Release 1.0.0-rc1 (2025-01-23)

This release contains several improvements from 1.0.0-beta-10:

  • The name of the initialization Job that gathers information about existing state of a cluster now includes the version of the chart and the image tag used in the Pod.
  • The initScrapeJob field is deprecated in favor of initBackfillJob. However, this is not a breaking change; initScrapeJob can still be used without issue.
  • The server.agentMode boolean argument is now provided.
  • Improvements are made to the resource consumption of the agent-server pod.
  • Metrics from the agent-server pod are made available for monitoring.

Upgrade Steps

Optionally rename the initScrapeJob field in any override files with initBackfillJob. initBackfillJob is the preferred field, but configurations using initScrapeJob will still work.

Upgrade using the following command:

helm upgrade --install <RELEASE_NAME> cloudzero/cloudzero-agent -n <NAMESPACE> --create-namespace -f configuration.example.yaml --version 1.0.0-rc1

Improvements

  • Initialization Job Name Changes With Releases: It was previously possible to have failures in release upgrades if the container image used in the Job changed.
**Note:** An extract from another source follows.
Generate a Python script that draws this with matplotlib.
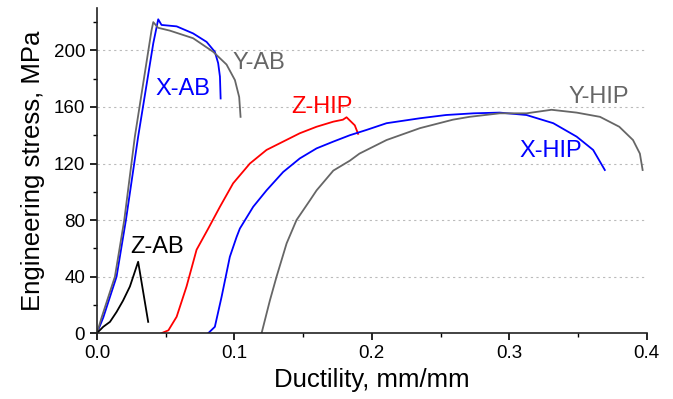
import numpy as np
import matplotlib
matplotlib.use("Agg")
import matplotlib.pyplot as plt
from matplotlib.ticker import MultipleLocator, FormatStrFormatter

plt.rcParams['font.family'] = ['Liberation Sans', 'DejaVu Sans']

# curves: strain (mm/mm), stress (MPa)
xab_x = [0.0, 0.0046, 0.0143, 0.0211, 0.030, 0.041, 0.0446, 0.047, 0.058, 0.070, 0.0798, 0.0858, 0.0882, 0.0895, 0.090]
xab_y = [0, 11, 40, 80, 139, 205, 222, 218, 217, 212, 206, 199, 191, 181.5, 166]

yab_x = [0.0, 0.0034, 0.0131, 0.0199, 0.0276, 0.0397, 0.041, 0.0445, 0.053, 0.070, 0.0846, 0.0943, 0.1004, 0.1035, 0.1045]
yab_y = [0, 11, 40, 80, 139, 214, 220, 216, 214, 208.6, 199, 190, 179, 167, 153]

zab_x = [0.0, 0.0046, 0.0095, 0.0143, 0.019, 0.024, 0.030, 0.0373]
zab_y = [0, 4.5, 8, 15, 23, 33, 50.5, 8]

zhip_x = [0.047, 0.052, 0.058, 0.0652, 0.0725, 0.081, 0.0895, 0.0991, 0.1113, 0.1234, 0.1355, 0.1476, 0.1598, 0.172, 0.179, 0.1816, 0.1876, 0.190]
zhip_y = [0, 2, 11.6, 33, 59, 74, 89.4, 106, 120, 129.6, 135.5, 141.4, 146, 149.6, 151, 152.7, 147, 141]

xhip_x = [0.081, 0.0858, 0.0907, 0.0967, 0.1016, 0.104, 0.1137, 0.1234, 0.1355, 0.1476, 0.1598, 0.172, 0.184, 0.196, 0.2107, 0.235, 0.254, 0.274, 0.293, 0.3125, 0.332, 0.349, 0.361, 0.3695]
xhip_y = [0, 4.5, 25.7, 54, 68, 74, 89.4, 101, 114, 123.6, 130.7, 135.5, 140, 143.7, 148.5, 152, 154.3, 155.5, 156, 154.3, 148.5, 139, 129.6, 115.4]

yhip_x = [0.1198, 0.1258, 0.1307, 0.138, 0.1452, 0.155, 0.1598, 0.172, 0.184, 0.191, 0.2107, 0.235, 0.259, 0.271, 0.293, 0.3125, 0.3307, 0.349, 0.366, 0.380, 0.390, 0.395, 0.397]
yhip_y = [0, 23, 40, 63.5, 80, 94, 101, 115, 122, 127, 136.6, 145, 151, 153, 155.5, 155.5, 158, 156, 153, 146, 136.6, 127, 115.4]

labels = ['X-AB', 'Y-AB', 'Z-AB', 'Z-HIP', 'X-HIP', 'Y-HIP']
label_pos = [(0.0625, 173), (0.118, 191), (0.0435, 61), (0.164, 160), (0.330, 129), (0.365, 167)]

blue = '#0000ff'
red = '#ff0000'
gray = '#666666'
colors = [blue, gray, 'black', red, blue, gray]

fig = plt.figure(figsize=(6.73, 3.99), dpi=100)
ax = fig.add_axes([0.144, 0.165, 0.817, 0.815])

curves = [(xab_x, xab_y), (yab_x, yab_y), (zab_x, zab_y),
          (zhip_x, zhip_y), (xhip_x, xhip_y), (yhip_x, yhip_y)]
for (cx, cy), c in zip(curves, colors):
    ax.plot(cx, cy, color=c, lw=1.3)

for lab, (lx, ly), c in zip(labels, label_pos, colors):
    ax.text(lx, ly, lab, color=c, fontsize=17, ha='center', va='center')

ax.set_xlim(0, 0.4)
ax.set_ylim(0, 230)
ax.xaxis.set_major_locator(MultipleLocator(0.1))
ax.xaxis.set_minor_locator(MultipleLocator(0.05))
ax.set_yticks([0, 40, 80, 120, 160, 200])
ax.yaxis.set_minor_locator(MultipleLocator(20))
ax.xaxis.set_major_formatter(FormatStrFormatter('%.1f'))

for g in [40, 80, 120, 160, 200]:
    ax.axhline(g, color='#bbbbbb', lw=0.8, ls=(0, (2, 3)), zorder=0)

ax.spines['top'].set_visible(False)
ax.spines['right'].set_visible(False)
for s in ['left', 'bottom']:
    ax.spines[s].set_linewidth(1.2)
    ax.spines[s].set_color('#222222')
ax.tick_params(which='major', direction='out', length=5, width=1.2, labelsize=13.5)
ax.tick_params(which='minor', direction='out', length=3, width=1.0)

ax.set_xlabel('Ductility, mm/mm', fontsize=18.5, labelpad=4)
ax.set_ylabel('Engineering stress, MPa', fontsize=18.5, labelpad=6)

fig.savefig('out.png', dpi=100)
This is because the image field in a Job spec is immutable. To prevent this, a new Job is created every time the Helm chart version is changed and/or when the image used in the Job is changed. This also ensures that changes to the underlying insights-controller application will be used in the new backfill of existing cluster state data.
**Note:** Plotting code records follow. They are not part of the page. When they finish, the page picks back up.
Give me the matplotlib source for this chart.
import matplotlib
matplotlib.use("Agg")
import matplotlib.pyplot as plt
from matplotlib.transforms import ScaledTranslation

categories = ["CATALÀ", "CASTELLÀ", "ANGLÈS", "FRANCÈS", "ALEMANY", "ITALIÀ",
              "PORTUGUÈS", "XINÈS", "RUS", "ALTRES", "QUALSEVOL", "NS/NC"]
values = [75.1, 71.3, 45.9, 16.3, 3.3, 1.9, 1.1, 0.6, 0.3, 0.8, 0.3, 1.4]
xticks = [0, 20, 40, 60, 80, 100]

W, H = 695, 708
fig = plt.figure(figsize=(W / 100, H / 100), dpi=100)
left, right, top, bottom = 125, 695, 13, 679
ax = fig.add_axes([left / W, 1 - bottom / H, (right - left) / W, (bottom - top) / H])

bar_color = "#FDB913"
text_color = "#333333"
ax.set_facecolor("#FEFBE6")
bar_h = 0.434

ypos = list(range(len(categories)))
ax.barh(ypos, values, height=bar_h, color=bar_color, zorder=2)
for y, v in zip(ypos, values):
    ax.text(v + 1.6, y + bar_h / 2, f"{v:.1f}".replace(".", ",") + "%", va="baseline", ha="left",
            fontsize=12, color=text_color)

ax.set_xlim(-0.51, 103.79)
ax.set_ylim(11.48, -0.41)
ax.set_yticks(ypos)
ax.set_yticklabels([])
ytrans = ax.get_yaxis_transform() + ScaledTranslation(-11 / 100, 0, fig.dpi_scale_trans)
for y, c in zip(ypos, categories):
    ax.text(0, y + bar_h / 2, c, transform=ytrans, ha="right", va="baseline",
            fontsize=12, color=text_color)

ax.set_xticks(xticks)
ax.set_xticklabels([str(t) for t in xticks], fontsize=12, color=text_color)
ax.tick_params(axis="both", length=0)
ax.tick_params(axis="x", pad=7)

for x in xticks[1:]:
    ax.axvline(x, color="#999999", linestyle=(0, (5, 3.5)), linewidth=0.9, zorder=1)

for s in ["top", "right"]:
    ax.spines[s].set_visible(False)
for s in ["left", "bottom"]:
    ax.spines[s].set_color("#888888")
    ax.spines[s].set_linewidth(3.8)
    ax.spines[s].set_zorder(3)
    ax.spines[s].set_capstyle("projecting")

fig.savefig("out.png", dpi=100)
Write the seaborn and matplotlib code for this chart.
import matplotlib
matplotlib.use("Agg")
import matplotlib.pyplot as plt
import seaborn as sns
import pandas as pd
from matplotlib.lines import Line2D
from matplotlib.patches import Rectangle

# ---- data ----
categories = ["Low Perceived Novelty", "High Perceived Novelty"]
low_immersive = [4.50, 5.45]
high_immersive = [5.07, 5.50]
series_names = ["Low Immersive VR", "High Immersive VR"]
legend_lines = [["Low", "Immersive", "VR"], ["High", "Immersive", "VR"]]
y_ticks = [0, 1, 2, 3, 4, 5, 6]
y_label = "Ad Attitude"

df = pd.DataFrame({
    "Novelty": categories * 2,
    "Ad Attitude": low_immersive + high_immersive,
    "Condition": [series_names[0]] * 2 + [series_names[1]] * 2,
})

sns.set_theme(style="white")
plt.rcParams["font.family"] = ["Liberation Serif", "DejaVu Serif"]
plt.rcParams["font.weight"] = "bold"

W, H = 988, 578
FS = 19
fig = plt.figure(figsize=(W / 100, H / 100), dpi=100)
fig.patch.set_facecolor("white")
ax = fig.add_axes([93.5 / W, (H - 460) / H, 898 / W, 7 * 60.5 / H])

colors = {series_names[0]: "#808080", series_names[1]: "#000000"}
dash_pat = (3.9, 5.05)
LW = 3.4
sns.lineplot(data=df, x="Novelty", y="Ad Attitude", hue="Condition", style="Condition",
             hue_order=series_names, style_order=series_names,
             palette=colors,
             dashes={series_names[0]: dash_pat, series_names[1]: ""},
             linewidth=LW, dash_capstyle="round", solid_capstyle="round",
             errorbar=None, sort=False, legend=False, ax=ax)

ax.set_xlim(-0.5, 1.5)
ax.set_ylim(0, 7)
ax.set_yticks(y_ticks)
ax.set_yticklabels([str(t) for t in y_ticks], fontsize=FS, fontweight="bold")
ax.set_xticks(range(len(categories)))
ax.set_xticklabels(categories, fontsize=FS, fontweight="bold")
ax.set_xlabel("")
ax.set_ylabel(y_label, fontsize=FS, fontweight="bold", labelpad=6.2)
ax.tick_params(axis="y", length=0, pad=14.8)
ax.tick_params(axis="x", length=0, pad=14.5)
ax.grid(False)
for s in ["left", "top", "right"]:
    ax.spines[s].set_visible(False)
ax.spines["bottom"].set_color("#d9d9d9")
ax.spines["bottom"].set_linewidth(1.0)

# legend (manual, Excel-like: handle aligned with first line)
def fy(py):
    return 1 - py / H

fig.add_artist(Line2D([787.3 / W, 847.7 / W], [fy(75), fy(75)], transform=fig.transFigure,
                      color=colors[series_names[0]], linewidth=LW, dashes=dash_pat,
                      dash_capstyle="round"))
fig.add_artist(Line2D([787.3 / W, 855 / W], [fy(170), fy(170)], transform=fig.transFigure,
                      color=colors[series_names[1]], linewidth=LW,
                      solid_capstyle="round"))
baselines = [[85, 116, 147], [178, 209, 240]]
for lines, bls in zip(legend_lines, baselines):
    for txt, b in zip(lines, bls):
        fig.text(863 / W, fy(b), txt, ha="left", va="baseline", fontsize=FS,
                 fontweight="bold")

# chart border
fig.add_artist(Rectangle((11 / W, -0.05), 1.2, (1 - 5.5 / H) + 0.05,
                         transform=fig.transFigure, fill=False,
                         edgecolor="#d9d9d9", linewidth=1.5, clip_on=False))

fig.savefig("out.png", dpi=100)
  • Clarified Field Names: The Job used for gathering existing cluster data was previously controlled via a field named initScrapeJob. This is an overloaded term given that this chart also uses the term "scrape job" in the context of Prometheus. This has caused some confusion, so the field is now renamed to initBackfillJob. initScrapeJob is still usable, and values from initScrapeJob are merged with initBackfillJob with the latter having precedence.

  • Easier Debugging: The server.agentMode field can be toggled to false; by default it is set to true so that the Prometheus server runs in agent mode to keep resource usage manageable. Setting the field to false takes the Prometheus server out of agent mode. This is helpful for debugging issues with the Prometheus agent-server.
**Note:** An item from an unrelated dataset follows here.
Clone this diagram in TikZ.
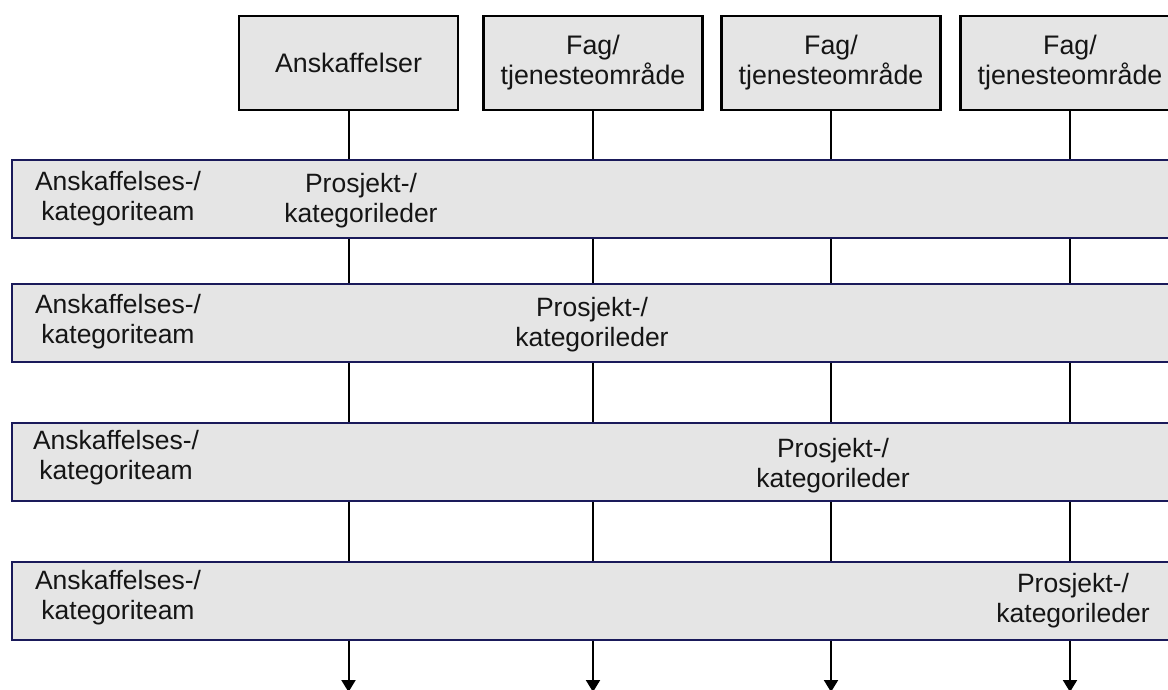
\documentclass[tikz,border=0pt]{standalone}
\usepackage{fontspec}
\setmainfont{Liberation Sans}
\definecolor{panelgray}{RGB}{229, 229, 229}
\definecolor{bandnavy}{RGB}{26, 26, 90}
\definecolor{inkgray}{HTML}{151515}
\usetikzlibrary{arrows.meta, positioning}

\begin{document}
\begin{tikzpicture}[
    x=1pt, y=-1pt,
    unit/.style={rectangle, draw=black, line width=2.5pt, fill=panelgray,
                 minimum width=219pt, minimum height=94pt, align=center,
                 text=inkgray, font=\fontsize{26.8}{30}\selectfont},
    band/.style={rectangle, draw=bandnavy, line width=2pt, fill=panelgray,
                 minimum width=1200pt, minimum height=78pt, anchor=west},
    lbl/.style={align=center, inner sep=0pt, text=inkgray,
                font=\fontsize{26.5}{30}\selectfont},
    link/.style={line width=2pt},
    arr/.style={link, -{Triangle[width=14pt, length=12pt]}}
  ]
    \clip (0,0) rectangle (1168,689);

    % columns
    \node[unit] (ansk) at (348.5,63) {Anskaffelser};
    \node[unit] (fag1) at (593,63)   {Fag/\\tjenesteområde};
    \node[unit] (fag2) at (831,63)   {Fag/\\tjenesteområde};
    \node[unit] (fag3) at (1070,63)  {Fag/\\tjenesteområde};

    % team bands
    \node[band] (team1) at (11,199)   {};
    \node[band] (team2) at (11,322.5) {};
    \node[band] (team3) at (11,462)   {};
    \node[band] (team4) at (11,600.5) {};

    \coordinate (floor) at (0,692);

    \node[lbl] (kat1) at (118,199)   {Anskaffelses-/\\kategoriteam};
    \node[lbl] (kat2) at (118,322)   {Anskaffelses-/\\kategoriteam};
    \node[lbl] (kat3) at (116,458)   {Anskaffelses-/\\kategoriteam};
    \node[lbl] (kat4) at (118,598)   {Anskaffelses-/\\kategoriteam};

    \node[lbl] (lead1) at (361,201)  {Prosjekt-/\\kategorileder};
    \node[lbl] (lead2) at (592,325)  {Prosjekt-/\\kategorileder};
    \node[lbl] (lead3) at (833,466)  {Prosjekt-/\\kategorileder};
    \node[lbl] (lead4) at (1073,601) {Prosjekt-/\\kategorileder};

    \draw[link] (ansk) -- (ansk |- team1.north)
                (ansk |- team1.south) -- (ansk |- team2.north)
                (ansk |- team2.south) -- (ansk |- team3.north)
                (ansk |- team3.south) -- (ansk |- team4.north);
    \draw[link] (fag1) -- (fag1 |- team1.north)
                (fag1 |- team1.south) -- (fag1 |- team2.north)
                (fag1 |- team2.south) -- (fag1 |- team3.north)
                (fag1 |- team3.south) -- (fag1 |- team4.north);
    \draw[link] (fag2) -- (fag2 |- team1.north)
                (fag2 |- team1.south) -- (fag2 |- team2.north)
                (fag2 |- team2.south) -- (fag2 |- team3.north)
                (fag2 |- team3.south) -- (fag2 |- team4.north);
    \draw[link] (fag3) -- (fag3 |- team1.north)
                (fag3 |- team1.south) -- (fag3 |- team2.north)
                (fag3 |- team2.south) -- (fag3 |- team3.north)
                (fag3 |- team3.south) -- (fag3 |- team4.north);

    \draw[arr] (ansk |- team4.south) -- (ansk |- floor);
    \draw[arr] (fag1 |- team4.south) -- (fag1 |- floor);
    \draw[arr] (fag2 |- team4.south) -- (fag2 |- floor);
    \draw[arr] (fag3 |- team4.south) -- (fag3 |- floor);
  \end{tikzpicture}
\end{document}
  • Resource Consumption Reduction: The Prometheus scrape job used to gather metrics from the insights-controller pods now restricts the metrics scraped to ones explicitly set in the values.yaml. This means that the internal TSDB must hold less data.

  • Improved Observability: The agent-server now scrapes itself for metrics and exports them for monitoring by the CloudZero platform. This means that issues within a cluster can be detected much sooner and with greater visibility into the cause of the issue.